◆ MATERIAL SUPPLIED ◆

-- Begin --

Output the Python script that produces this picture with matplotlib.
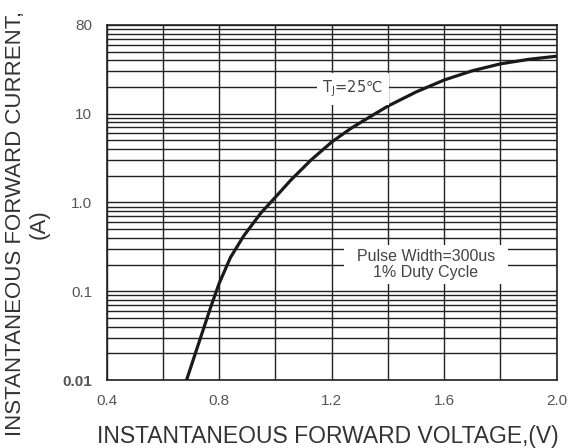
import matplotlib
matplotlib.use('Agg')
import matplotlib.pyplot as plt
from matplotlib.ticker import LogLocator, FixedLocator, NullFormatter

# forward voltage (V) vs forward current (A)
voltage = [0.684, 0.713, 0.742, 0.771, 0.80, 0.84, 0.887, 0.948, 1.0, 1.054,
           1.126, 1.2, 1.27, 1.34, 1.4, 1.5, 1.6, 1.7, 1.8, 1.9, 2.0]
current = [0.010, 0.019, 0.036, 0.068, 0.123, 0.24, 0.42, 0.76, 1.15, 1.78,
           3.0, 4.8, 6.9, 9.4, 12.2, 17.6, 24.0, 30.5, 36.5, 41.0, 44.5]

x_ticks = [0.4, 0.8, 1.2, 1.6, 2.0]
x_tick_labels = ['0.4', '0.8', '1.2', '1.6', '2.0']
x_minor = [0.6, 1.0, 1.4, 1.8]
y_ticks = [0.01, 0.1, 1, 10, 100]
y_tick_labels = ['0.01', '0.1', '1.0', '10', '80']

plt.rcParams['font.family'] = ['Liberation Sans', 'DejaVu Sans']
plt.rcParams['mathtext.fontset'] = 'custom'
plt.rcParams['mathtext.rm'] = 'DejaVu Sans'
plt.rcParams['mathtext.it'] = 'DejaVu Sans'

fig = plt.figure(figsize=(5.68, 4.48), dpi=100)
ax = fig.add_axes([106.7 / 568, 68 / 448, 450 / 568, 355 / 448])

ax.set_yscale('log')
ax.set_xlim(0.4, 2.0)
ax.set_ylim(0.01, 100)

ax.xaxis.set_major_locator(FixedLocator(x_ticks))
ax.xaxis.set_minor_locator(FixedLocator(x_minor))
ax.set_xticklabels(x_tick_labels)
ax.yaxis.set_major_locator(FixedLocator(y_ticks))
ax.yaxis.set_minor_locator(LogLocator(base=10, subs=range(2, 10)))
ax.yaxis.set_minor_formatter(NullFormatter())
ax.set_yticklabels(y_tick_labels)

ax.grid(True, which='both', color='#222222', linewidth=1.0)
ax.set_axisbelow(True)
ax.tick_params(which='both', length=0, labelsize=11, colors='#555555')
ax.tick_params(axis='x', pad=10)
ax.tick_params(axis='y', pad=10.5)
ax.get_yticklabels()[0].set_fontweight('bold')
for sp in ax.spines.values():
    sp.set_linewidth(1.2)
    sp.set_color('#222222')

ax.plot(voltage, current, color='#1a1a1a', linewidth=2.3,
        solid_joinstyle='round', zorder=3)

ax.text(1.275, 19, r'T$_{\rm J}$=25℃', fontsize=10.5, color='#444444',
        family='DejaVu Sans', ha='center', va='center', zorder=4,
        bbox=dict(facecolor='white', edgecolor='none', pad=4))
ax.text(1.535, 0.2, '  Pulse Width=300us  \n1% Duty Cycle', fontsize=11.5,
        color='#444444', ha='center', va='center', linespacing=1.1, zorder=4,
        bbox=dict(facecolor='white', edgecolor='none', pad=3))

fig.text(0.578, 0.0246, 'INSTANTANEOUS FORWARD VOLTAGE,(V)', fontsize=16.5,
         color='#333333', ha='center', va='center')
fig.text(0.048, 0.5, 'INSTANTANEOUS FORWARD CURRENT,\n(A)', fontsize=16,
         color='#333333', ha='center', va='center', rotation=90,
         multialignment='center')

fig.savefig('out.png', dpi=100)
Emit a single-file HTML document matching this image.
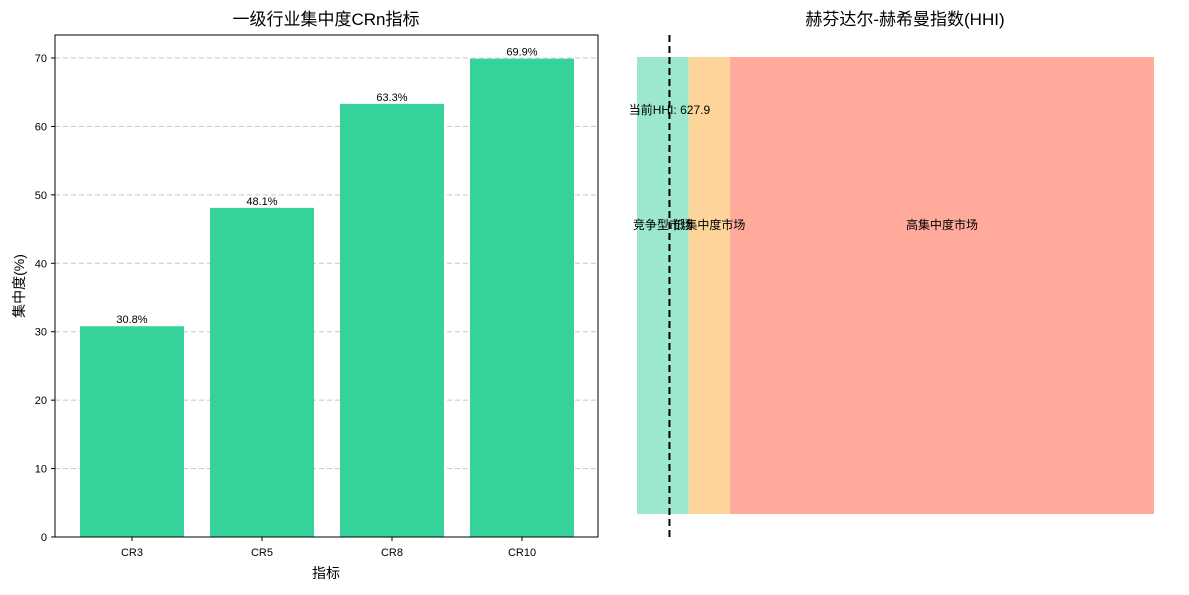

-- End --

◆ DIRECTIONS ◆
Without the pictures, write out the lines from the beginning of the entries through the line with "ax.set_ylim(0.01, 100)".

◆ OUTPUT FOR THIS TASK ◆
Output the Python script that produces this picture with matplotlib.
import matplotlib
matplotlib.use('Agg')
import matplotlib.pyplot as plt
from matplotlib.ticker import LogLocator, FixedLocator, NullFormatter

# forward voltage (V) vs forward current (A)
voltage = [0.684, 0.713, 0.742, 0.771, 0.80, 0.84, 0.887, 0.948, 1.0, 1.054,
           1.126, 1.2, 1.27, 1.34, 1.4, 1.5, 1.6, 1.7, 1.8, 1.9, 2.0]
current = [0.010, 0.019, 0.036, 0.068, 0.123, 0.24, 0.42, 0.76, 1.15, 1.78,
           3.0, 4.8, 6.9, 9.4, 12.2, 17.6, 24.0, 30.5, 36.5, 41.0, 44.5]

x_ticks = [0.4, 0.8, 1.2, 1.6, 2.0]
x_tick_labels = ['0.4', '0.8', '1.2', '1.6', '2.0']
x_minor = [0.6, 1.0, 1.4, 1.8]
y_ticks = [0.01, 0.1, 1, 10, 100]
y_tick_labels = ['0.01', '0.1', '1.0', '10', '80']

plt.rcParams['font.family'] = ['Liberation Sans', 'DejaVu Sans']
plt.rcParams['mathtext.fontset'] = 'custom'
plt.rcParams['mathtext.rm'] = 'DejaVu Sans'
plt.rcParams['mathtext.it'] = 'DejaVu Sans'

fig = plt.figure(figsize=(5.68, 4.48), dpi=100)
ax = fig.add_axes([106.7 / 568, 68 / 448, 450 / 568, 355 / 448])

ax.set_yscale('log')
ax.set_xlim(0.4, 2.0)
ax.set_ylim(0.01, 100)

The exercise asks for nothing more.